The busiest crossing point between Portugal and Spain is Tui-Valença, with the main international bridge concentrating half of the total international road traffic between both countries. Other important crossings are Vilar Formoso - Fuentes de Oñoro, Caminha and Bragança to Galicia, Portalegre and Elvas to Badajoz, and Castro Marim and Vila Real de Santo António to Ayamonte.

Bridges across the border include the Guadiana International Bridge and the Lower Guadiana International bridge.

An international bridge connects the Portuguese village of Várzea Grande (Arronches municipality) with the Spanish village of El Marco (La Codosera municipality). It is a wooden bridge only 3.2 meters long.

A zipline across the border exists between Sanlucar de Guadiana in Spain and Alcoutim in Portugal; it is the first and currently only zip line over an international border.

A microstate existed previously on the border called Couto Misto.

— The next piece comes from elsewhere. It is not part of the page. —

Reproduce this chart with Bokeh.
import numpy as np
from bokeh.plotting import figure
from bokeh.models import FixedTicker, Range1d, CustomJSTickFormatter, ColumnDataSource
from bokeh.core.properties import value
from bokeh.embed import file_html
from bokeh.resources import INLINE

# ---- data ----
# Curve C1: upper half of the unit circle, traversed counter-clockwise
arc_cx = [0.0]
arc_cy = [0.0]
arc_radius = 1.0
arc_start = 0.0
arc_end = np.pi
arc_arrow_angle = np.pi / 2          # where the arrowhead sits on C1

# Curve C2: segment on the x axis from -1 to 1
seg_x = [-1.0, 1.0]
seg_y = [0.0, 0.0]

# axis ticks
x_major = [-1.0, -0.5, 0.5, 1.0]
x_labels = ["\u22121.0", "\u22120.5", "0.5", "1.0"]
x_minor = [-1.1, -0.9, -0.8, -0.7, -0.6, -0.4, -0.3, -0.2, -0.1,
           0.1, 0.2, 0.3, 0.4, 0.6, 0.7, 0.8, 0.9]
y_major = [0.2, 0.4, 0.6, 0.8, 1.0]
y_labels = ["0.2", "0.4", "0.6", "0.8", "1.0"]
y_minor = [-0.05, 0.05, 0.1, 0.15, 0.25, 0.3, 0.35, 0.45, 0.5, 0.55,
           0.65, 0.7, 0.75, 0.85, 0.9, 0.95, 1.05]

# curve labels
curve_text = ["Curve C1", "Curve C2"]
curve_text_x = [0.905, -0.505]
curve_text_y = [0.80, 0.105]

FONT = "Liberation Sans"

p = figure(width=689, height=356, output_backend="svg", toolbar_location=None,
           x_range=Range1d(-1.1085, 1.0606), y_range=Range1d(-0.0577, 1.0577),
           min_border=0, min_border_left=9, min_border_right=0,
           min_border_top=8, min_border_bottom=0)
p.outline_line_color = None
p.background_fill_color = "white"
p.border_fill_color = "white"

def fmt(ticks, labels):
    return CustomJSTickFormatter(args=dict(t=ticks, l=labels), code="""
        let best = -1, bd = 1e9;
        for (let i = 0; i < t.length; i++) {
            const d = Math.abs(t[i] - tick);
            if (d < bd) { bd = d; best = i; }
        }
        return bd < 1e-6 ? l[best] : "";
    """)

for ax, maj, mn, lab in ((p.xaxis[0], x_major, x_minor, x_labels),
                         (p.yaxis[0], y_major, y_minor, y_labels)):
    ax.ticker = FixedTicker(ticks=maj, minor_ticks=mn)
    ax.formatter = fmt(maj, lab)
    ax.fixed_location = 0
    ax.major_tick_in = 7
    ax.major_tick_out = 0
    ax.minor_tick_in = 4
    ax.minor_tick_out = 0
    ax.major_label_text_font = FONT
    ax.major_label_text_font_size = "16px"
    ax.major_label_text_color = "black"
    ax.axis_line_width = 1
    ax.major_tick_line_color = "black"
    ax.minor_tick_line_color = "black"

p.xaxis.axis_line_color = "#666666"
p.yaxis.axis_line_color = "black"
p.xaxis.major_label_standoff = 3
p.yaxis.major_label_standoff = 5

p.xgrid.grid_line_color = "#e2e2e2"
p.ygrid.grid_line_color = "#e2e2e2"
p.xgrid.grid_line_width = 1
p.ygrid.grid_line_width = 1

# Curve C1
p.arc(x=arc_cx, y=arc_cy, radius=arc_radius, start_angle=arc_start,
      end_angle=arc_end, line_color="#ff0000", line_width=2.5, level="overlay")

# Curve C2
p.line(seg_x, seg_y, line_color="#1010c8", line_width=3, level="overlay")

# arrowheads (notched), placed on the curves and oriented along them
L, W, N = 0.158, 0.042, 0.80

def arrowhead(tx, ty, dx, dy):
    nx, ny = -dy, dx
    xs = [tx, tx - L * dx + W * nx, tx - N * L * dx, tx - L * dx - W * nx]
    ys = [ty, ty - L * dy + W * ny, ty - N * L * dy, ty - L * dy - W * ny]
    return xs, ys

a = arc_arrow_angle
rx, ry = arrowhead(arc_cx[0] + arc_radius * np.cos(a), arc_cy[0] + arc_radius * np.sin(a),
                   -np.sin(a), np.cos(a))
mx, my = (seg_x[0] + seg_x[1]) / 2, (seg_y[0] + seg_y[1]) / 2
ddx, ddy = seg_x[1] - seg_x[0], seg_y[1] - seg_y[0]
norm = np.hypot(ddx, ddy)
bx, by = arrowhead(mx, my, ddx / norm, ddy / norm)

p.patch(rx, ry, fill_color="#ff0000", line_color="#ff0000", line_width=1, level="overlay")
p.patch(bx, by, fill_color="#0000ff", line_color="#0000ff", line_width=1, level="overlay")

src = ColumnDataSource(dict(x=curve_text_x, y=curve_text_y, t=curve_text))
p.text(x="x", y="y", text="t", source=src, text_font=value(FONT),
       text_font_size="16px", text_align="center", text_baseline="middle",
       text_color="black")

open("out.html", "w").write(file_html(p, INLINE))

==Bordering districts and provinces==

Sign when entering Portugal from Spain.

Sign when entering Spain from Portugal.

Districts on the Portuguese side of the border from North to South:
- Viana do Castelo District (Northern Portugal)
- Braga District (Northern Portugal)
- Vila Real District (Northern Portugal)
- Bragança District (Northern Portugal)
- Guarda District (Central Portugal)
- Castelo Branco District (Central Portugal)
- Portalegre District (Alentejo)
- Évora District (Alentejo)
- Beja District (Alentejo)
- Faro District (Algarve)

Provinces on the Spanish side of the border from North to South:
- Province of Pontevedra ( Galicia)
- Province of Ourense ( Galicia)
- Province of Zamora ( Castile and León)
- Province of Salamanca ( Castile and León)
- Province of Cáceres ( Extremadura)
- Province of Badajoz ( Extremadura)
- Province of Huelva ( Andalusia)

==Maritime borders==
Portugal's maritime border delimitation, also known as the Exclusive economic zone of Portugal has been disputed for a number of years by Spain, relatively to the Savage Islands area, between Madeira and the Canary Islands.